サムスンが開発中とされる三つ折りスマートフォン「Galaxy G Fold」は、9.96インチの大型ディスプレイを展開可能な構造を持ち、価格は最大3,500ドルに達する可能性があるという。折りたたみ時は6.49インチの外部画面を備え、Galaxy Z Fold 6よりもさらに高価なハイエンドモデルとして位置づけられている。

発売は2025年第3四半期と見られ、生産台数は30万台程度に限定される見通しで、販売地域は韓国と中国の2か国に限られると報じられている。米国では展開予定がなく、現地での需要次第で将来的な展開が検討される可能性もあるが、発売初期は海外からの輸入に頼らざるを得ない状況となりそうだ。

韓国と中国の2市場限定で展開されるG Foldの販売戦略

サムスンは新型三つ折り端末「Galaxy G Fold」の初期展開を韓国と中国のみに絞る方針を示しており、この販売戦略は高額デバイス特有の需要と供給のバランスを反映している。G Foldは広げると9.96インチというタブレット級の画面サイズを誇り、価格も3,000〜3,500ドルとされていることから、需要が限られる市場に的を絞ることで、リスクを抑えたローンチが試みられている。特にフレキシブルOLEDパネルの歩留まりの低さとコストの高さが、生産数を抑制する要因となっており、初回の製造数はわずか30万台にとどまる見込みである。

Galaxy Z Fold/Flipシリーズのようにグローバル展開される製品とは異なり、G Foldは新機軸の製品であるため、確実な売れ筋とは言い難い。そのため、まずは市場規模が大きく技術革新に関心の高い韓国と中国に限定し、評価を見極めたうえで他国展開を検討するというのが現実的な判断であろう。なお、アメリカ市場では当面の間正式販売は予定されていないとされ、関心層は輸入手段に頼らざるを得ない状況となりそうだ。

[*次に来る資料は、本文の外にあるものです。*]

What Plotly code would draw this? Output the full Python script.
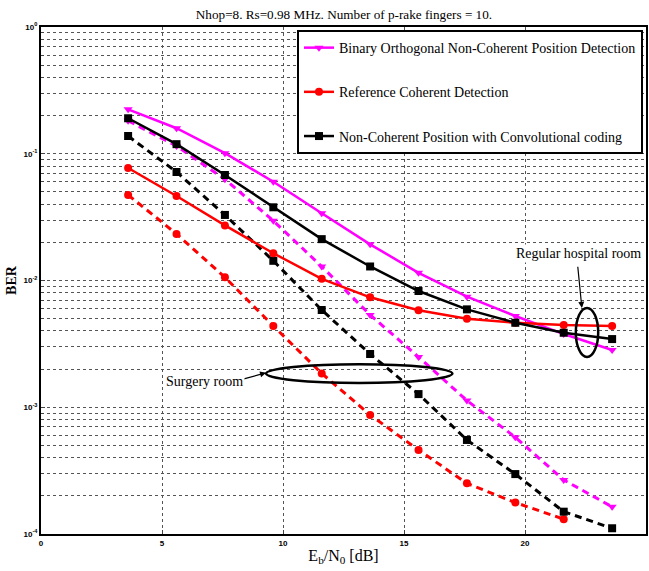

高価格化が進む折りたたみスマホ市場とG Foldの位置づけ

サムスンのG Foldは、現行のGalaxy Z Fold 6(約2,000ドル)を上回る価格帯で展開される見通しであり、折りたたみスマートフォン市場の中でも最上位モデルに位置づけられる。二重のヒンジを備えた三つ折り機構によって10インチ近いディスプレイサイズを実現しており、従来の折りたたみ端末よりもさらに高度な技術を採用していることが価格に反映されている。Huaweiが既に「Mate XT Ultimate」を2,800ドルで発売している例を見ても、この分野での競争は確実に高価格帯へと移行している。

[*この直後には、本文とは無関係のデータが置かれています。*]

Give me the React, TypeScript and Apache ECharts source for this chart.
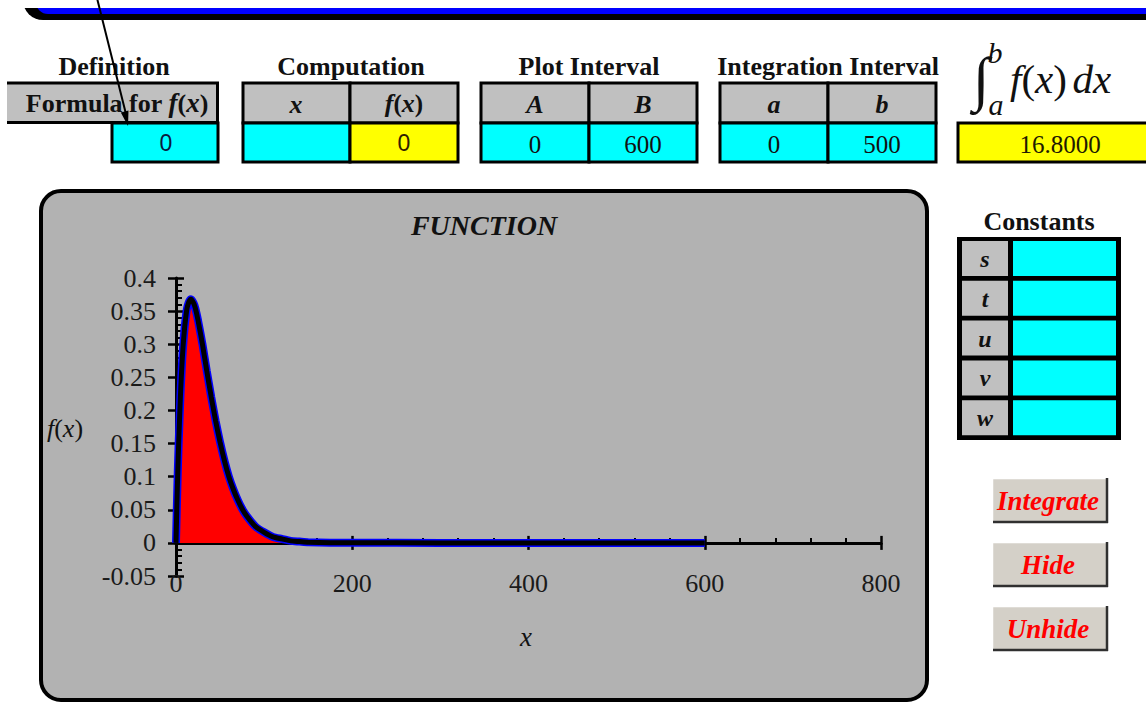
import React, { useEffect, useRef } from 'react';
import * as echarts from 'echarts';

// ---- data ----
const xValues = [0, 1, 2, 3, 5, 6, 7, 8, 9, 10, 12, 13, 15, 17, 20, 22, 25, 30, 35, 40, 45, 50, 55, 60, 65, 70, 75, 80, 90, 100, 110, 120, 130, 140, 150, 175, 200, 300, 400, 500, 600];
const fValues = [0, 0.056, 0.106, 0.149, 0.221, 0.25, 0.275, 0.296, 0.313, 0.328, 0.35, 0.357, 0.365, 0.368, 0.362, 0.354, 0.336, 0.3, 0.259, 0.22, 0.184, 0.152, 0.124, 0.1, 0.081, 0.065, 0.0515, 0.041, 0.025, 0.016, 0.009, 0.006, 0.003, 0.002, 0.001, 0.0003, 0.0001, 0, 0, 0, 0];
const plotInterval = [0, 600];
const integrationInterval = [0, 500];
const integralValue = '16.8000';
const formulaValue = '0';
const computedValue = '0';
const xAxisRange = [0, 800];
const xAxisStep = 200;
const yAxisRange = [-0.05, 0.4];
const yAxisStep = 0.05;
const constantNames = ['s', 't', 'u', 'v', 'w'];
const buttonLabels = ['Integrate', 'Hide', 'Unhide'];

const SERIF = "'Liberation Serif', 'Times New Roman', serif";
const SANS = "'Liberation Sans', Arial, sans-serif";

const rect = (x: number, y: number, w: number, h: number, fill: string, stroke?: string, lw?: number, z = 10, r?: any) => ({
  type: 'rect', z,
  shape: { x, y, width: w, height: h, r: r || 0 },
  style: { fill, stroke: stroke || null, lineWidth: lw || 0 },
});
const line = (x1: number, y1: number, x2: number, y2: number, color = '#000', lw = 3, z = 11) => ({
  type: 'line', z,
  shape: { x1, y1, x2, y2 },
  style: { stroke: color, lineWidth: lw },
});
const text = (x: number, y: number, t: string, font: string, fill = '#111', z = 12, align = 'center') => ({
  type: 'text', z, x, y,
  style: { text: t, font, fill, align, verticalAlign: 'middle', textAlign: align, textVerticalAlign: 'middle' },
});
const rs = (size: number, italic: boolean, bold: boolean, fill = '#111', family = SERIF) => ({
  fontSize: size, fontFamily: family, fontStyle: italic ? 'italic' : 'normal', fontWeight: bold ? 'bold' : 'normal', fill, color: fill,
});
const richText = (x: number, y: number, t: string, rich: any, align = 'center', z = 12) => ({
  type: 'text', z, x, y,
  style: { text: t, rich, align, verticalAlign: 'middle', textAlign: align, textVerticalAlign: 'middle' },
});

const BOLD = (s: number) => `bold ${s}px ${SERIF}`;
const BI = (s: number) => `italic bold ${s}px ${SERIF}`;
const IT = (s: number) => `italic ${s}px ${SERIF}`;

function buildGraphics() {
  const g: any[] = [];
  // chart frame
  g.push(rect(41, 191, 886, 509, '#b2b2b2', '#000', 4, -10, 20));
  // top bar
  g.push(rect(23, -40, 1200, 60, '#000', undefined, 0, 5, [0, 0, 0, 20]));
  g.push(rect(36, -40, 1200, 54, '#0000ff', undefined, 0, 6, [0, 0, 0, 12]));
  g.push(rect(0, -50, 1146, 58, '#ffffff', undefined, 0, 7));

  // headings
  g.push(text(114, 66, 'Definition', BOLD(26)));
  g.push(text(351, 66, 'Computation', BOLD(26)));
  g.push(text(589, 66, 'Plot Interval', BOLD(26)));
  g.push(text(828, 66, 'Integration Interval', BOLD(26)));

  // Definition table
  g.push(rect(7, 82, 212, 41, '#c0c0c0'));
  g.push(line(7, 83, 219, 83));
  g.push(line(7, 122.5, 219, 122.5));
  g.push(line(217.5, 82, 217.5, 124));
  g.push(richText(117, 103, '{b|Formula for }{i|f}{b|(}{i|x}{b|)}', {
    b: rs(26, false, true),
    i: rs(27, true, true),
  }));
  g.push(rect(112, 123, 106, 39, '#00ffff', '#000', 3));
  g.push(text(166, 143, formulaValue, `23px ${SANS}`, '#0a1a40'));

  // Computation table
  g.push(rect(243, 83, 107, 40, '#c0c0c0', '#000', 3));
  g.push(rect(350, 83, 108, 40, '#c0c0c0', '#000', 3));
  g.push(rect(243, 123, 107, 39, '#00ffff', '#000', 3));
  g.push(rect(350, 123, 108, 39, '#ffff00', '#000', 3));
  g.push(text(296, 104, 'x', BI(26)));
  g.push(richText(404, 103, '{i|f}{b|(}{i|x}{b|)}', { b: rs(25, false, true), i: rs(26, true, true) }));
  g.push(text(404, 143, computedValue, `23px ${SANS}`, '#302000'));

  const twoCol = (x0: number, mid: number, x1: number, h1: string, h2: string, v1: string, v2: string) => {
    g.push(rect(x0, 83, mid - x0, 40, '#c0c0c0', '#000', 3));
    g.push(rect(mid, 83, x1 - mid, 40, '#c0c0c0', '#000', 3));
    g.push(rect(x0, 123, mid - x0, 39, '#00ffff', '#000', 3));
    g.push(rect(mid, 123, x1 - mid, 39, '#00ffff', '#000', 3));
    g.push(text((x0 + mid) / 2, 104, h1, BI(26)));
    g.push(text((mid + x1) / 2, 104, h2, BI(26)));
    g.push(text((x0 + mid) / 2, 144, v1, `25px ${SERIF}`));
    g.push(text((mid + x1) / 2, 144, v2, `25px ${SERIF}`));
  };
  twoCol(481, 589, 697, 'A', 'B', String(plotInterval[0]), String(plotInterval[1]));
  twoCol(720, 828, 936, 'a', 'b', String(integrationInterval[0]), String(integrationInterval[1]));

  // integral
  g.push(text(981, 79, '\u222B', `60px ${SERIF}`, '#111'));
  g.push(text(995, 52, 'b', IT(30), '#111'));
  g.push(text(996, 104, 'a', IT(30), '#111'));
  g.push(richText(1010, 79, '{i|f}{r|(}{i|x}{r|)}{s| }{i|dx}', {
    i: rs(41, true, false),
    r: rs(41, false, false),
    s: rs(22, false, false),
  }, 'left'));
  g.push(rect(958, 123, 200, 39, '#ffff00', '#000', 3));
  g.push(text(1060, 144, integralValue, `25px ${SERIF}`, '#221a00'));

  // constants
  g.push(text(1039, 221, 'Constants', BOLD(26)));
  g.push(rect(957, 237, 164, 203, '#000'));
  constantNames.forEach((n, i) => {
    const y = 241 + i * 39.8;
    g.push(rect(962, y, 46, 35, '#c0c0c0', undefined, 0, 11));
    g.push(rect(1013, y, 103, 35, '#00ffff', undefined, 0, 11));
    g.push(text(985, y + 18, n, BI(24)));
  });

  // buttons
  buttonLabels.forEach((b, i) => {
    const y = 478 + i * 64;
    g.push(rect(992, y, 116, 45, '#d4d0c8'));
    g.push(line(992, y + 0.5, 1108, y + 0.5, '#ffffff', 1.5));
    g.push(line(992.5, y, 992.5, y + 45, '#ffffff', 1.5));
    g.push(line(993, y + 44, 1108, y + 44, '#303030', 2.5));
    g.push(line(1107, y, 1107, y + 45, '#303030', 2.5));
    g.push(text(1048, y + 23, b, BI(27), '#ff0000'));
  });

  // chart texts
  g.push(text(484, 225, 'FUNCTION', BI(28), '#111', 12));
  g.push(richText(65, 428, '{i|f}{r|(}{i|x}{r|)}', { i: rs(26, true, false), r: rs(26, false, false) }));
  g.push(text(526, 637, 'x', IT(27), '#111', 12));

  // arrow
  g.push(line(97, -2, 126, 114, '#000', 2, 20));
  g.push({
    type: 'polygon', z: 20,
    shape: { points: [[128, 126], [120.8, 112.4], [128.5, 110.4]] },
    style: { fill: '#000' },
  });
  return g;
}

export default function App() {
  const ref = useRef<HTMLDivElement>(null);
  useEffect(() => {
    if (!ref.current) return;
    const chart = echarts.init(ref.current, undefined, { renderer: 'svg' });
    const plotData: number[][] = [];
    const areaData: number[][] = [];
    xValues.forEach((x, i) => {
      if (x >= plotInterval[0] && x <= plotInterval[1]) plotData.push([x, fValues[i]]);
      if (x >= integrationInterval[0] && x <= integrationInterval[1]) areaData.push([x, fValues[i]]);
    });
    const labelStyle = { fontFamily: SERIF, fontSize: 26, color: '#1a1a1a' };
    const tickLine = { color: '#000', width: 2.5 };
    chart.setOption({
      animation: false,
      backgroundColor: '#ffffff',
      grid: { left: 176, top: 278, width: 705, height: 298, containLabel: false },
      xAxis: [
        {
          type: 'value', min: xAxisRange[0], max: xAxisRange[1], interval: xAxisStep,
          axisLine: { show: true, onZero: true, onZeroAxisIndex: 0, lineStyle: { color: '#000', width: 3 } },
          axisTick: { show: true, inside: true, length: 7, lineStyle: tickLine },
          minorTick: { show: true, splitNumber: 5, length: 5, lineStyle: { color: '#000', width: 2 } },
          axisLabel: { ...labelStyle, margin: -6, showMinLabel: true, showMaxLabel: true, hideOverlap: false },
          splitLine: { show: false },
        },
        {
          type: 'value', min: xAxisRange[0], max: xAxisRange[1], interval: xAxisStep, position: 'bottom',
          axisLine: { show: true, onZero: true, onZeroAxisIndex: 1, lineStyle: { color: '#000', width: 3 } },
          axisTick: { show: true, inside: false, length: 7, lineStyle: tickLine },
          axisLabel: { show: false },
          splitLine: { show: false },
        },
      ],
      yAxis: [
        {
          type: 'value', min: yAxisRange[0], max: yAxisRange[1], interval: yAxisStep, position: 'left',
          axisLine: { show: true, lineStyle: { color: '#000', width: 3 } },
          axisTick: { show: true, inside: true, length: 8, lineStyle: tickLine },
          minorTick: { show: true, splitNumber: 5, length: 6, lineStyle: { color: '#000', width: 2 } },
          axisLabel: {
            ...labelStyle, margin: 20, showMinLabel: true, showMaxLabel: true,
            formatter: (v: number) => String(+v.toFixed(2)),
          },
          splitLine: { show: false },
        },
        {
          type: 'value', min: yAxisRange[0], max: yAxisRange[1], interval: yAxisStep, position: 'left',
          axisLine: { show: false },
          axisTick: { show: true, inside: false, length: 8, lineStyle: tickLine },
          axisLabel: { show: false },
          splitLine: { show: false },
        },
      ],
      series: [
        {
          type: 'line', name: 'integral', data: areaData, xAxisIndex: 0, yAxisIndex: 0,
          showSymbol: false, lineStyle: { width: 0 }, areaStyle: { color: '#ff0000', opacity: 1 },
          z: 2, silent: true,
        },
        {
          type: 'line', name: 'f-blue', data: plotData, xAxisIndex: 0, yAxisIndex: 0,
          showSymbol: false, lineStyle: { color: '#0000ff', width: 8 }, z: 3, smooth: 0.2,
        },
        {
          type: 'line', name: 'f', data: plotData, xAxisIndex: 0, yAxisIndex: 0,
          showSymbol: false, lineStyle: { color: '#000000', width: 5 }, z: 4, smooth: 0.2,
        },
      ],
      graphic: { elements: buildGraphics() },
    });
    return () => chart.dispose();
  }, []);
  return <div ref={ref} style={{ position: 'fixed', left: 0, top: 0, width: 1146, height: 704 }} />;
}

ただし、こうした超高価格モデルが一般層に広く受け入れられるかは未知数である。特にZ Foldシリーズですら市場シェアは全体の5%未満とされており、G Foldがそれを上回るニーズを獲得するには、単なるスペックの高さだけでなく、実用面での新たな価値提案が求められる。加えて、3,500ドルという価格はノートPCやハイエンドタブレットをも上回る水準であり、スマートフォンとしての用途を超えた「モバイルコンピューティング端末」としての存在意義が試されることになるだろう。